_TO DO_
Set the data down again, exactly as it reads, but without the pictures.

_SUPPLIED DATA_
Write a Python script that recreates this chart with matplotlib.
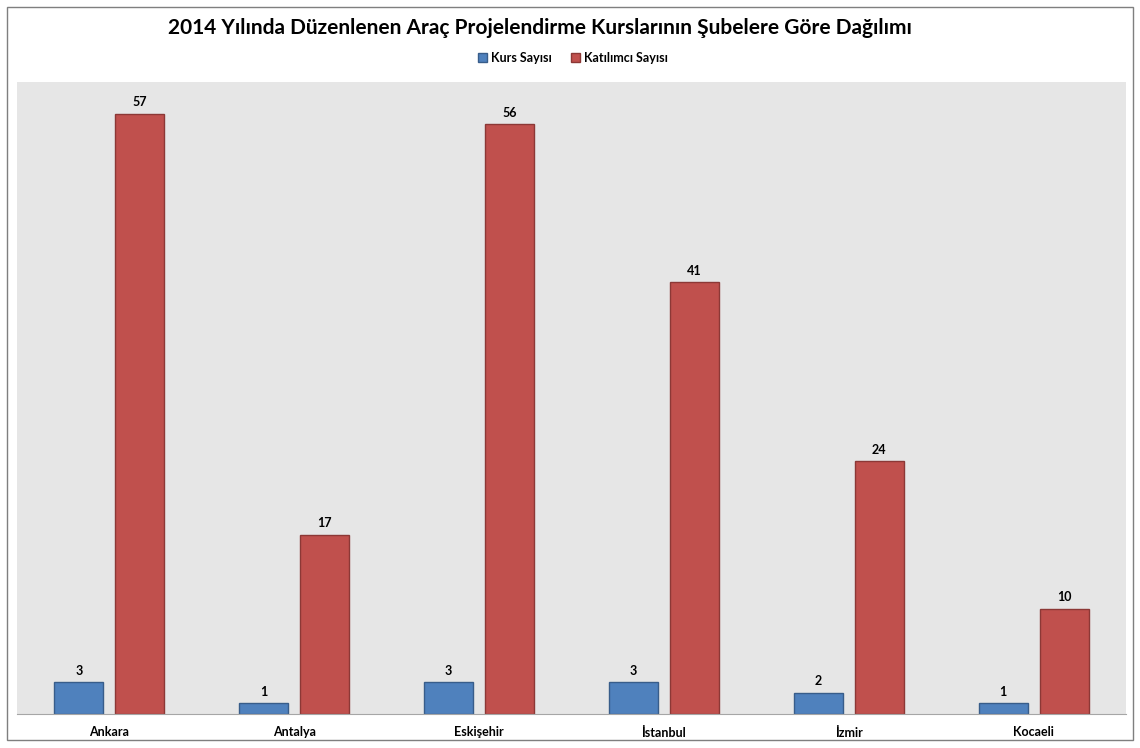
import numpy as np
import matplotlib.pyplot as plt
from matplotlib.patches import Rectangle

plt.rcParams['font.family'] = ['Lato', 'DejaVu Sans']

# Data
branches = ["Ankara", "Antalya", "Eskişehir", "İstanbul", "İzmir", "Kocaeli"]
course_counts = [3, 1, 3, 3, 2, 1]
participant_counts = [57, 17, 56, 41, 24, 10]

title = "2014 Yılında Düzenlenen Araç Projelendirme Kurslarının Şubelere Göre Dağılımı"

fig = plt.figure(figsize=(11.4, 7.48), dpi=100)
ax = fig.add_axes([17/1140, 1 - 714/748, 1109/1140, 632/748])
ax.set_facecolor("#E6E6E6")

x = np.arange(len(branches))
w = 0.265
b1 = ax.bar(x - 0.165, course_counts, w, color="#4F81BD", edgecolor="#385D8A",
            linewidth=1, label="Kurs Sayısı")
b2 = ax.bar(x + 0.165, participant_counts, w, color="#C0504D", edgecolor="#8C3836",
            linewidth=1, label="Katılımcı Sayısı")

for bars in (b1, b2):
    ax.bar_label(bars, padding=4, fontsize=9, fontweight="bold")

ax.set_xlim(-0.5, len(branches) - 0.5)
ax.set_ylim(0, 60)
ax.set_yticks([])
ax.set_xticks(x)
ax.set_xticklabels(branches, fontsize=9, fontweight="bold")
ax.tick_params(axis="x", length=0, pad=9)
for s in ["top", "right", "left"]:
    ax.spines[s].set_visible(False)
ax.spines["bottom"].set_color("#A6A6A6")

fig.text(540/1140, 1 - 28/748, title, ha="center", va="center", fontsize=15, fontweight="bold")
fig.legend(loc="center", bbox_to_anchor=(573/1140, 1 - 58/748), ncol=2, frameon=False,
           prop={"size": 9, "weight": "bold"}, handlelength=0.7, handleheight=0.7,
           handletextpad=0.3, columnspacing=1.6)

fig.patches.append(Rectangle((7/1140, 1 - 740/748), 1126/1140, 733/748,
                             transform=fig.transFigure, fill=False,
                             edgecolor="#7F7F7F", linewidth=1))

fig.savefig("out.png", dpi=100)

_THE REPLY_
Write a Python script that recreates this chart with matplotlib.
import numpy as np
import matplotlib.pyplot as plt
from matplotlib.patches import Rectangle

plt.rcParams['font.family'] = ['Lato', 'DejaVu Sans']

# Data
branches = ["Ankara", "Antalya", "Eskişehir", "İstanbul", "İzmir", "Kocaeli"]
course_counts = [3, 1, 3, 3, 2, 1]
participant_counts = [57, 17, 56, 41, 24, 10]

title = "2014 Yılında Düzenlenen Araç Projelendirme Kurslarının Şubelere Göre Dağılımı"

fig = plt.figure(figsize=(11.4, 7.48), dpi=100)
ax = fig.add_axes([17/1140, 1 - 714/748, 1109/1140, 632/748])
ax.set_facecolor("#E6E6E6")

x = np.arange(len(branches))
w = 0.265
b1 = ax.bar(x - 0.165, course_counts, w, color="#4F81BD", edgecolor="#385D8A",
            linewidth=1, label="Kurs Sayısı")
b2 = ax.bar(x + 0.165, participant_counts, w, color="#C0504D", edgecolor="#8C3836",
            linewidth=1, label="Katılımcı Sayısı")

for bars in (b1, b2):
    ax.bar_label(bars, padding=4, fontsize=9, fontweight="bold")

ax.set_xlim(-0.5, len(branches) - 0.5)
ax.set_ylim(0, 60)
ax.set_yticks([])
ax.set_xticks(x)
ax.set_xticklabels(branches, fontsize=9, fontweight="bold")
ax.tick_params(axis="x", length=0, pad=9)
for s in ["top", "right", "left"]:
    ax.spines[s].set_visible(False)
ax.spines["bottom"].set_color("#A6A6A6")

fig.text(540/1140, 1 - 28/748, title, ha="center", va="center", fontsize=15, fontweight="bold")
fig.legend(loc="center", bbox_to_anchor=(573/1140, 1 - 58/748), ncol=2, frameon=False,
           prop={"size": 9, "weight": "bold"}, handlelength=0.7, handleheight=0.7,
           handletextpad=0.3, columnspacing=1.6)

fig.patches.append(Rectangle((7/1140, 1 - 740/748), 1126/1140, 733/748,
                             transform=fig.transFigure, fill=False,
                             edgecolor="#7F7F7F", linewidth=1))

fig.savefig("out.png", dpi=100)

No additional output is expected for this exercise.